Given all of this and that … I have to wonder what else can we do to make our visitors welcome, to feel at home?
Not to be alarmed its kinda like finding a alligator in your swimming pool, it ain’t no thing. We know that the infrastructure here is not what it could be, what it needs to be. Seems the projected expenditures to handle this type of problem are half of what they need to be. And we aren’t spending money on maintaining our schools. But we cut taxes so we reduce wasteful government spending.

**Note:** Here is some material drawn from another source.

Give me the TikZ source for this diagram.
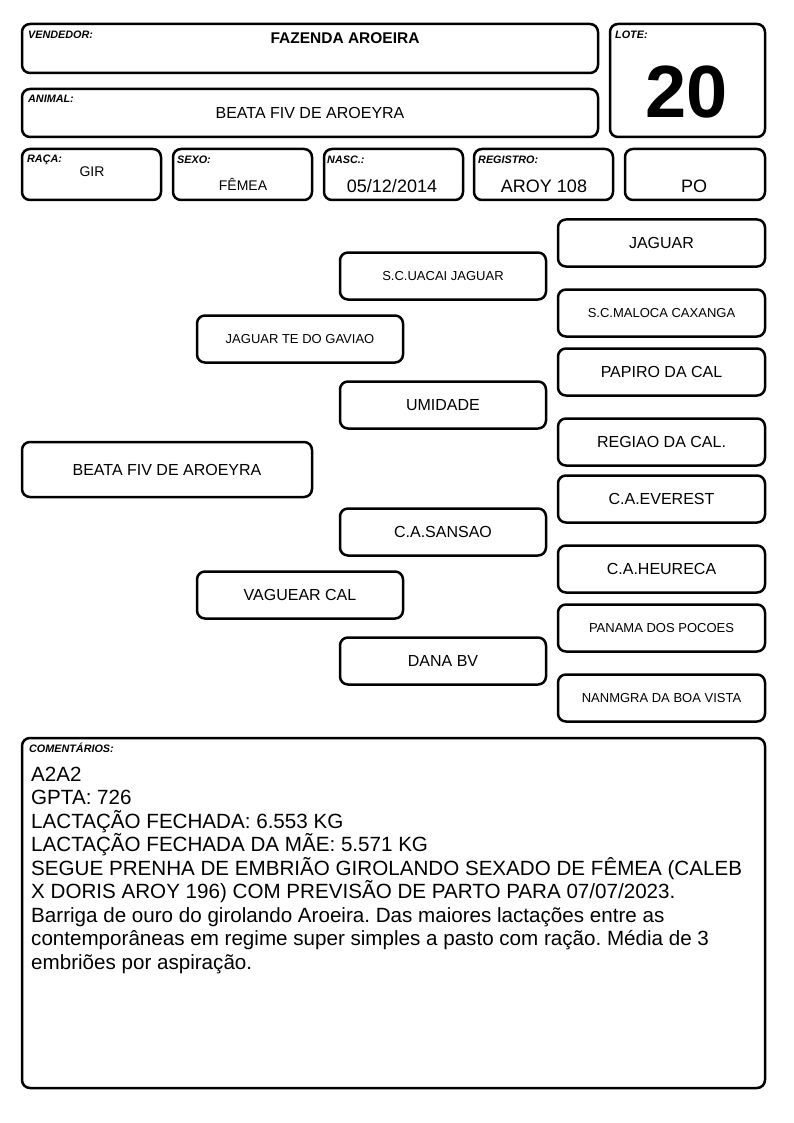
\documentclass[tikz,border=0pt]{standalone}
\usepackage{fontspec}
\setmainfont{Liberation Sans}
\frenchspacing
\begin{document}
\begin{tikzpicture}[x=1pt,y=-1pt,
  box/.style={draw=black, line width=2.5pt, rounded corners=8pt, fill=white, inner sep=0pt, align=center},
  lbl/.style={anchor=west, inner sep=0pt, font=\fontsize{10.8}{12}\selectfont\bfseries\itshape},
  val/.style={inner sep=0pt},
  pr/.style={box, minimum width=207pt, minimum height=47pt},
  pm/.style={box, minimum width=206pt, minimum height=47pt},
  big/.style={font=\fontsize{16}{19}\selectfont},
  sm/.style={font=\fontsize{13}{16}\selectfont}]
\useasboundingbox[fill=white] (0,0) rectangle (794,1123);
% header
\node[box, minimum width=576pt, minimum height=49pt] (vend) at (310,48.5) {};
\node[lbl] (vendl) at (28,35) {VENDEDOR:};
\node[val, font=\fontsize{15.5}{18}\selectfont\bfseries] (vendv) at (345,38) {FAZENDA AROEIRA};
\node[box, minimum width=576pt, minimum height=48pt] (anim) at (310,113) {};
\node[lbl] (animl) at (28,99) {ANIMAL:};
\node[val, big] (animv) at (310,113) {BEATA FIV DE AROEYRA};
\node[box, minimum width=155pt, minimum height=113pt] (lote) at (687.5,80.5) {};
\node[lbl] (lotel) at (615,35) {LOTE:};
\node[val, font=\fontsize{74}{84}\selectfont\bfseries] (lotev) at (687,92) {20};
% row
\node[box, minimum width=139pt, minimum height=51pt] (raca) at (91.5,174.5) {};
\node[lbl] (racal) at (27,160) {RAÇA:};
\node[val, font=\fontsize{14}{17}\selectfont] (racav) at (92,172) {GIR};
\node[box, minimum width=139pt, minimum height=51pt] (sexo) at (242.5,174.5) {};
\node[lbl] (sexol) at (177,160) {SEXO:};
\node[val, font=\fontsize{14}{17}\selectfont] (sexov) at (243,184) {FÊMEA};
\node[box, minimum width=139pt, minimum height=51pt] (nasc) at (393.5,174.5) {};
\node[lbl] (nascl) at (327,160) {NASC.:};
\node[val, font=\fontsize{18}{21}\selectfont] (nascv) at (392,186) {05/12/2014};
\node[box, minimum width=139pt, minimum height=51pt] (reg) at (543.5,174.5) {};
\node[lbl] (regl) at (478,160) {REGISTRO:};
\node[val, font=\fontsize{18}{21}\selectfont] (regv) at (544,186) {AROY 108};
\node[box, minimum width=140pt, minimum height=51pt] (po) at (695,174.5) {};
\node[val, font=\fontsize{18}{21}\selectfont] (pov) at (694,186) {PO};
% pedigree
\node[box, big, minimum width=290pt, minimum height=55pt] (p0) at (167,469.5) {BEATA FIV DE AROEYRA};
\node[box, sm, minimum width=206pt, minimum height=47pt] (p1) at (300,339) {JAGUAR TE DO GAVIAO};
\node[box, big, minimum width=206pt, minimum height=47pt] (p2) at (300,595) {VAGUEAR CAL};
\node[pm, sm] (p3) at (443,276) {S.C.UACAI JAGUAR};
\node[pm, big] (p4) at (443,405) {UMIDADE};
\node[pm, big] (p5) at (443,532) {C.A.SANSAO};
\node[pm, big] (p6) at (443,661) {DANA BV};
\node[pr, big] (p7) at (661.5,243) {JAGUAR};
\node[pr, sm] (p8) at (661.5,313) {S.C.MALOCA CAXANGA};
\node[pr, big] (p9) at (661.5,372) {PAPIRO DA CAL};
\node[pr, big] (p10) at (661.5,442) {REGIAO DA CAL.};
\node[pr, big] (p11) at (661.5,499) {C.A.EVEREST};
\node[pr, big] (p12) at (661.5,569) {C.A.HEURECA};
\node[pr, sm] (p13) at (661.5,628) {PANAMA DOS POCOES};
\node[pr, sm] (p14) at (661.5,698) {NANMGRA DA BOA VISTA};
% comments
\node[box, minimum width=743pt, minimum height=350pt] (com) at (393.5,913) {};
\node[lbl] (coml) at (29,748) {COMENTÁRIOS:};
\node[anchor=north west, inner sep=0pt, align=left, font=\fontsize{20.6}{23.5}\selectfont] (comv) at (31,766.5) {A2A2\\
GPTA: 726\\
LACTAÇÃO FECHADA: 6.553 KG\\
LACTAÇÃO FECHADA DA MÃE: 5.571 KG\\
SEGUE PRENHA DE EMBRIÃO GIROLANDO SEXADO DE FÊMEA (CALEB\\
X DORIS AROY 196) COM PREVISÃO DE PARTO PARA 07/07/2023.\\
Barriga de ouro do girolando Aroeira. Das maiores lactações entre as\\
contemporâneas em regime super simples a pasto com ração. Média de 3\\
embriões por aspiração.};
\end{tikzpicture}
\end{document}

Our governor in trumpeting the economic miracle that he, with the help of the state legislature, has brought forth, he touts the fact that there are 230,000 fewer unemployment recipients than when he took over from that turn coat. What isn’t mentioned is the growth in Florida’s Non-Agricultural employment which is 168,800 people. Keep in mind that our little part of paradise last month lost 7,900 jobs. This lead our region to a unemployment rate of 9.4%
The labor force is made up of folks who are working and those collecting unemployment and/or those actively seeking employment. If you aren’t collecting unemployment or are sitting by the dock on the bay - then ya don’t count. If ya don’t count then the rate goes down. The problem is the unemployment rate can managed to the political advantage of one or another person. I’d suggest that we should look at the ratio of those working to those individuals who can work. In 2002 we saw a expansionary economy, in July 2002 the ratio showed 62.7 % of the population was working. The most recent figure shows that 58.4 % of the population is working. Bill Young to the contrary, the local, national and world wide demand for labor is not strong. Today the reality is that many able, capable and qualified workers can not find a job. They aren’t to be found. To reverse the downward drift in the labor markets, employers must have unsatisfied demand for their product or service. Can you picture a restaurant owner turning away customers because he won’t hire another dishwasher or server?